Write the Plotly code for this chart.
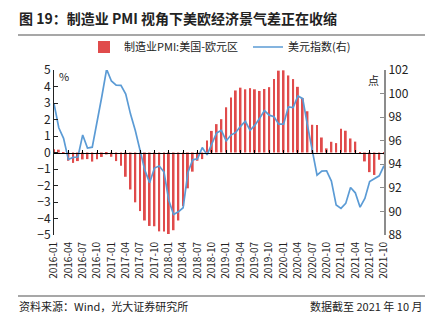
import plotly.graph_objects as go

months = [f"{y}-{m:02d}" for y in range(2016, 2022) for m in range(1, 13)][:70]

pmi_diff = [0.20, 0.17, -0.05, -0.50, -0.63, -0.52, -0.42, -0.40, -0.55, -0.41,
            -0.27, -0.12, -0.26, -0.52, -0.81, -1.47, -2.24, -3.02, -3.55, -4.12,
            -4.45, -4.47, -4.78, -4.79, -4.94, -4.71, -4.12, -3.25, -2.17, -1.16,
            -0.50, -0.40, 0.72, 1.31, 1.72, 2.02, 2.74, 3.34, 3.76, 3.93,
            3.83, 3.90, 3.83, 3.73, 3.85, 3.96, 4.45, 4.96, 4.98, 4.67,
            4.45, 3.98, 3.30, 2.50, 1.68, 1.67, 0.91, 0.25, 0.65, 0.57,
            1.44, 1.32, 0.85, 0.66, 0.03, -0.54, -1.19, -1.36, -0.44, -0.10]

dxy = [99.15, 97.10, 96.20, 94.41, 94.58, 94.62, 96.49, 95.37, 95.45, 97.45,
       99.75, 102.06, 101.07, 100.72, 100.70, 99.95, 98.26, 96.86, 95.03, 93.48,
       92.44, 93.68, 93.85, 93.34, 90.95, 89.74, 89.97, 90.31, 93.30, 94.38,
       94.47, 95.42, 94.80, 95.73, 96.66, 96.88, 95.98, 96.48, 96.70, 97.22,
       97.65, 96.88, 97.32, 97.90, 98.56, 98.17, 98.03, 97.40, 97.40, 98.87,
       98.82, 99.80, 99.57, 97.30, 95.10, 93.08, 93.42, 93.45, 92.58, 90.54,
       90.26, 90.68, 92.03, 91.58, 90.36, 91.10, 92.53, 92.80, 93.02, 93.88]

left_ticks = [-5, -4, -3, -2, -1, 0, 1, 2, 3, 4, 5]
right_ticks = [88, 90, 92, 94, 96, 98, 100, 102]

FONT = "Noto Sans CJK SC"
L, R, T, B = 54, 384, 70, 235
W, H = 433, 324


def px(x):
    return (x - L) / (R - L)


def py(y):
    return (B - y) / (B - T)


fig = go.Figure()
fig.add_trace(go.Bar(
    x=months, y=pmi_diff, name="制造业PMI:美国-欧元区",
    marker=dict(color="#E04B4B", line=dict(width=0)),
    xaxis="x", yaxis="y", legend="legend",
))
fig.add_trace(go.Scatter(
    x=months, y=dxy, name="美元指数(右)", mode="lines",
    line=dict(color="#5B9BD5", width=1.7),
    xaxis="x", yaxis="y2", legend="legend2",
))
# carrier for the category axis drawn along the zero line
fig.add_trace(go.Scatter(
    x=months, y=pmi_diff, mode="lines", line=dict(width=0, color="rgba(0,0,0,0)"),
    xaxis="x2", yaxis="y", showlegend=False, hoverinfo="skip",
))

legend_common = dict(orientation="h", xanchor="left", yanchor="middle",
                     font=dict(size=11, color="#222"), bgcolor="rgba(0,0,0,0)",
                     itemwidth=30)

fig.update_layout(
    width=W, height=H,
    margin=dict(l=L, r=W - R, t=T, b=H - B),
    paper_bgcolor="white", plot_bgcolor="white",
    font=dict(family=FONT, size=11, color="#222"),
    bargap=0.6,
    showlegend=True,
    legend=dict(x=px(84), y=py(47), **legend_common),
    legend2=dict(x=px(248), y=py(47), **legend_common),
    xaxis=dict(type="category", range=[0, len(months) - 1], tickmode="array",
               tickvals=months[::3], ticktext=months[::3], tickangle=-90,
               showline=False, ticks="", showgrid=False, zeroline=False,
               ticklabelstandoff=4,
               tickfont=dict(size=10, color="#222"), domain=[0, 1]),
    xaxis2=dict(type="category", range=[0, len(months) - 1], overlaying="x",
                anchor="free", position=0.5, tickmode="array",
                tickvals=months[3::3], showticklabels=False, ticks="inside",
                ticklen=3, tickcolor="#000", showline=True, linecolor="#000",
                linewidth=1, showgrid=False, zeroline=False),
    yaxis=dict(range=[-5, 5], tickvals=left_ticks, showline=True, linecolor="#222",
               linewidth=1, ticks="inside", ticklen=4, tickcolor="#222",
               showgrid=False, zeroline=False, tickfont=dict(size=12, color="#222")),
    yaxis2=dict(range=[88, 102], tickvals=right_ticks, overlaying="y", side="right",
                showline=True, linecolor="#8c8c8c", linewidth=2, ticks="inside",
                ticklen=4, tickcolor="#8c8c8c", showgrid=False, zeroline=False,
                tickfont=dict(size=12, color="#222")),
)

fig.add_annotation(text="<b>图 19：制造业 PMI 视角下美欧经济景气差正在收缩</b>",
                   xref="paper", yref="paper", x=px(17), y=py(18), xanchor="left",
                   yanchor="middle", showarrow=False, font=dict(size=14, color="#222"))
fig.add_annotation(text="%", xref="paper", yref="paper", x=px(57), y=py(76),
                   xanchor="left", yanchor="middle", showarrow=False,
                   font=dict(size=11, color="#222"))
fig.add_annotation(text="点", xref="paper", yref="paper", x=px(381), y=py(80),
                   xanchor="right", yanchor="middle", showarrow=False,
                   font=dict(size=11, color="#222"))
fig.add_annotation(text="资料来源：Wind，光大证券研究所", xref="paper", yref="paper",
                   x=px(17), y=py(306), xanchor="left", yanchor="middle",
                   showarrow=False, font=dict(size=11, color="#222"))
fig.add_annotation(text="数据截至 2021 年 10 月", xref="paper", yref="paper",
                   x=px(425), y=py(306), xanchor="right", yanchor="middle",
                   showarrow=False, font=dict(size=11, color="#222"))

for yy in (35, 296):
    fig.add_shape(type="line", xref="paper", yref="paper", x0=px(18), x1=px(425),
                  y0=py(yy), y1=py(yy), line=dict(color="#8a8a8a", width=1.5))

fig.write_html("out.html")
------------------------------------------------
The request —
Write out, word for word, the lines from the start of the data through the one holding "in range(1, 13)][:70]". Omit pictures.

Written solution —
Write the Plotly code for this chart.
import plotly.graph_objects as go

months = [f"{y}-{m:02d}" for y in range(2016, 2022) for m in range(1, 13)][:70]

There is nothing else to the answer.